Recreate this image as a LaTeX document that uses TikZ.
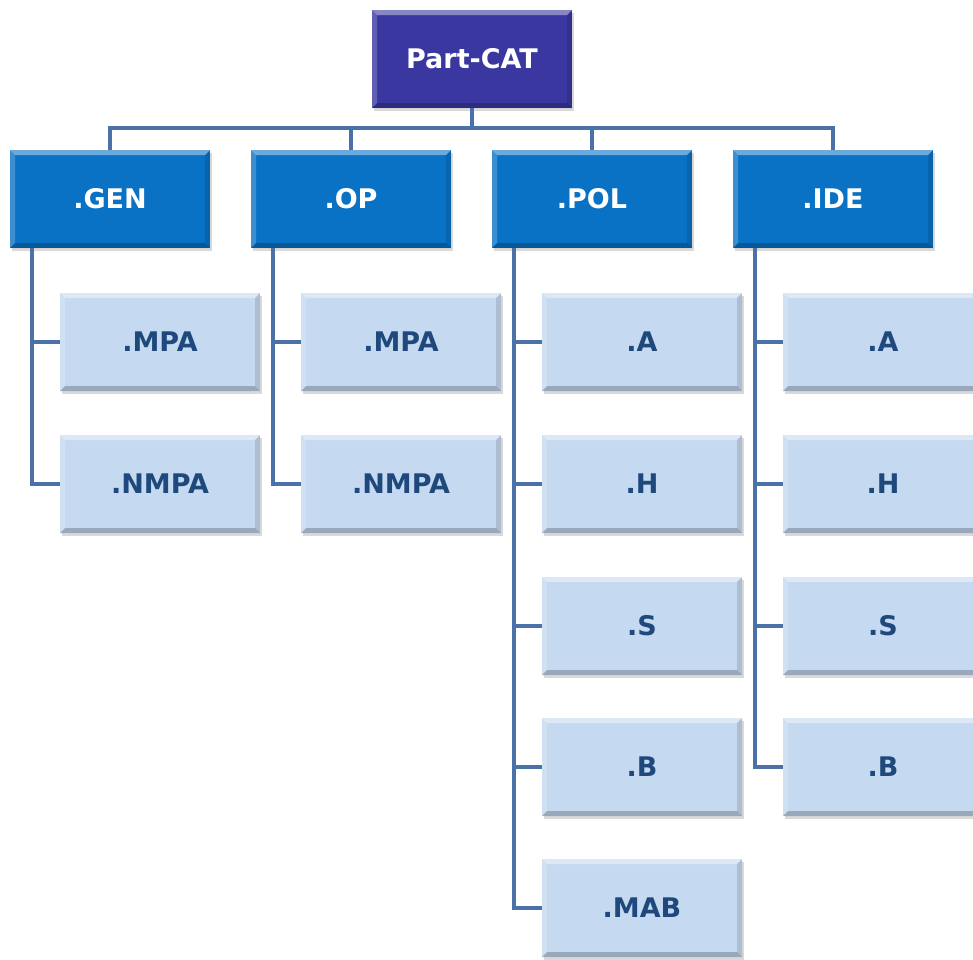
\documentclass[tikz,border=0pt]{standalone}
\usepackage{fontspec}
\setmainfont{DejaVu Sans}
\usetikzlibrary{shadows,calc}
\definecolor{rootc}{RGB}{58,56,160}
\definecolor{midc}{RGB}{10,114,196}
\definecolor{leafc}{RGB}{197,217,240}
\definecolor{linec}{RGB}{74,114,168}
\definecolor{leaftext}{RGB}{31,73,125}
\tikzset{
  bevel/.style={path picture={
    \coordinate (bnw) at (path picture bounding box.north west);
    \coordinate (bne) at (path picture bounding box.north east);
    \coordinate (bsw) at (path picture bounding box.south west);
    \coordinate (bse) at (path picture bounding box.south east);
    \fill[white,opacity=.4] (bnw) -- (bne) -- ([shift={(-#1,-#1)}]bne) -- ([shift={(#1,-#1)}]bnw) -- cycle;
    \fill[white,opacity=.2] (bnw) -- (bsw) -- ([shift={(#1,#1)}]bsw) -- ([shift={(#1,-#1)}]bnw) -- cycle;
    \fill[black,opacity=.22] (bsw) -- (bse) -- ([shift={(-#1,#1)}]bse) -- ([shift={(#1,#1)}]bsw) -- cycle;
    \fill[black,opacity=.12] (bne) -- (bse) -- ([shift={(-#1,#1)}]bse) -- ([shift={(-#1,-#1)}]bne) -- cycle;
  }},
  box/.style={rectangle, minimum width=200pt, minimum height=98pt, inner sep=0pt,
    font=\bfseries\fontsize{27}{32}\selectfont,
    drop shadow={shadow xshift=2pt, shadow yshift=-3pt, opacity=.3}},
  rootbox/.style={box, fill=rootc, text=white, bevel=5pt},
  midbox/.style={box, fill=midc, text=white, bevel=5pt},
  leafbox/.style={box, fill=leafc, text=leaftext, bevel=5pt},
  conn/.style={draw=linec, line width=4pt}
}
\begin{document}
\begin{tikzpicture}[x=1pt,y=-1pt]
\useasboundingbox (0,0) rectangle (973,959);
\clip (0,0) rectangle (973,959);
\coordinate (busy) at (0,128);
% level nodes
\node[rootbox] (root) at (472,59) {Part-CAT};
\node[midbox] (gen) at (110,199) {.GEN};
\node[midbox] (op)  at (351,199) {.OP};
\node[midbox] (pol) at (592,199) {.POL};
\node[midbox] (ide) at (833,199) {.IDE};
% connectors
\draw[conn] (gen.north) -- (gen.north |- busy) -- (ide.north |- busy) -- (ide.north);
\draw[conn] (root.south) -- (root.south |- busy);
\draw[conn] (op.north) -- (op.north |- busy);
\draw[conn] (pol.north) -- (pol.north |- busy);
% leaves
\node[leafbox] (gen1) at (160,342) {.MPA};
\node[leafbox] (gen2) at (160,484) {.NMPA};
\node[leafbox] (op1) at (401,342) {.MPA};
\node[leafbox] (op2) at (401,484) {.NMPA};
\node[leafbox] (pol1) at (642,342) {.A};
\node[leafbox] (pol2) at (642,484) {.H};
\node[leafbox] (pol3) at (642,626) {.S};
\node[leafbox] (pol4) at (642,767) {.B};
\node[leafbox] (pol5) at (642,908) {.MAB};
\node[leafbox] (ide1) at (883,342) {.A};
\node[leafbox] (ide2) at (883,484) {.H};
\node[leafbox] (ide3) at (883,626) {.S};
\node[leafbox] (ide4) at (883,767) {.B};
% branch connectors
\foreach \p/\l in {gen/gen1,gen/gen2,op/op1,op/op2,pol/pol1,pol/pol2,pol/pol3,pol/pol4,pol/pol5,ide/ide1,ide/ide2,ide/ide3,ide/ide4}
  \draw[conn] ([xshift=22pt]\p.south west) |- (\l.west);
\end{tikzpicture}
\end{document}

> [SHORT TASK]:
Exclude the images, then output the data above word for word.

> [EXERCISE OUTPUT]:
Recreate this image as a LaTeX document that uses TikZ.
\documentclass[tikz,border=0pt]{standalone}
\usepackage{fontspec}
\setmainfont{DejaVu Sans}
\usetikzlibrary{shadows,calc}
\definecolor{rootc}{RGB}{58,56,160}
\definecolor{midc}{RGB}{10,114,196}
\definecolor{leafc}{RGB}{197,217,240}
\definecolor{linec}{RGB}{74,114,168}
\definecolor{leaftext}{RGB}{31,73,125}
\tikzset{
  bevel/.style={path picture={
    \coordinate (bnw) at (path picture bounding box.north west);
    \coordinate (bne) at (path picture bounding box.north east);
    \coordinate (bsw) at (path picture bounding box.south west);
    \coordinate (bse) at (path picture bounding box.south east);
    \fill[white,opacity=.4] (bnw) -- (bne) -- ([shift={(-#1,-#1)}]bne) -- ([shift={(#1,-#1)}]bnw) -- cycle;
    \fill[white,opacity=.2] (bnw) -- (bsw) -- ([shift={(#1,#1)}]bsw) -- ([shift={(#1,-#1)}]bnw) -- cycle;
    \fill[black,opacity=.22] (bsw) -- (bse) -- ([shift={(-#1,#1)}]bse) -- ([shift={(#1,#1)}]bsw) -- cycle;
    \fill[black,opacity=.12] (bne) -- (bse) -- ([shift={(-#1,#1)}]bse) -- ([shift={(-#1,-#1)}]bne) -- cycle;
  }},
  box/.style={rectangle, minimum width=200pt, minimum height=98pt, inner sep=0pt,
    font=\bfseries\fontsize{27}{32}\selectfont,
    drop shadow={shadow xshift=2pt, shadow yshift=-3pt, opacity=.3}},
  rootbox/.style={box, fill=rootc, text=white, bevel=5pt},
  midbox/.style={box, fill=midc, text=white, bevel=5pt},
  leafbox/.style={box, fill=leafc, text=leaftext, bevel=5pt},
  conn/.style={draw=linec, line width=4pt}
}
\begin{document}
\begin{tikzpicture}[x=1pt,y=-1pt]
\useasboundingbox (0,0) rectangle (973,959);
\clip (0,0) rectangle (973,959);
\coordinate (busy) at (0,128);
% level nodes
\node[rootbox] (root) at (472,59) {Part-CAT};
\node[midbox] (gen) at (110,199) {.GEN};
\node[midbox] (op)  at (351,199) {.OP};
\node[midbox] (pol) at (592,199) {.POL};
\node[midbox] (ide) at (833,199) {.IDE};
% connectors
\draw[conn] (gen.north) -- (gen.north |- busy) -- (ide.north |- busy) -- (ide.north);
\draw[conn] (root.south) -- (root.south |- busy);
\draw[conn] (op.north) -- (op.north |- busy);
\draw[conn] (pol.north) -- (pol.north |- busy);
% leaves
\node[leafbox] (gen1) at (160,342) {.MPA};
\node[leafbox] (gen2) at (160,484) {.NMPA};
\node[leafbox] (op1) at (401,342) {.MPA};
\node[leafbox] (op2) at (401,484) {.NMPA};
\node[leafbox] (pol1) at (642,342) {.A};
\node[leafbox] (pol2) at (642,484) {.H};
\node[leafbox] (pol3) at (642,626) {.S};
\node[leafbox] (pol4) at (642,767) {.B};
\node[leafbox] (pol5) at (642,908) {.MAB};
\node[leafbox] (ide1) at (883,342) {.A};
\node[leafbox] (ide2) at (883,484) {.H};
\node[leafbox] (ide3) at (883,626) {.S};
\node[leafbox] (ide4) at (883,767) {.B};
% branch connectors
\foreach \p/\l in {gen/gen1,gen/gen2,op/op1,op/op2,pol/pol1,pol/pol2,pol/pol3,pol/pol4,pol/pol5,ide/ide1,ide/ide2,ide/ide3,ide/ide4}
  \draw[conn] ([xshift=22pt]\p.south west) |- (\l.west);
\end{tikzpicture}
\end{document}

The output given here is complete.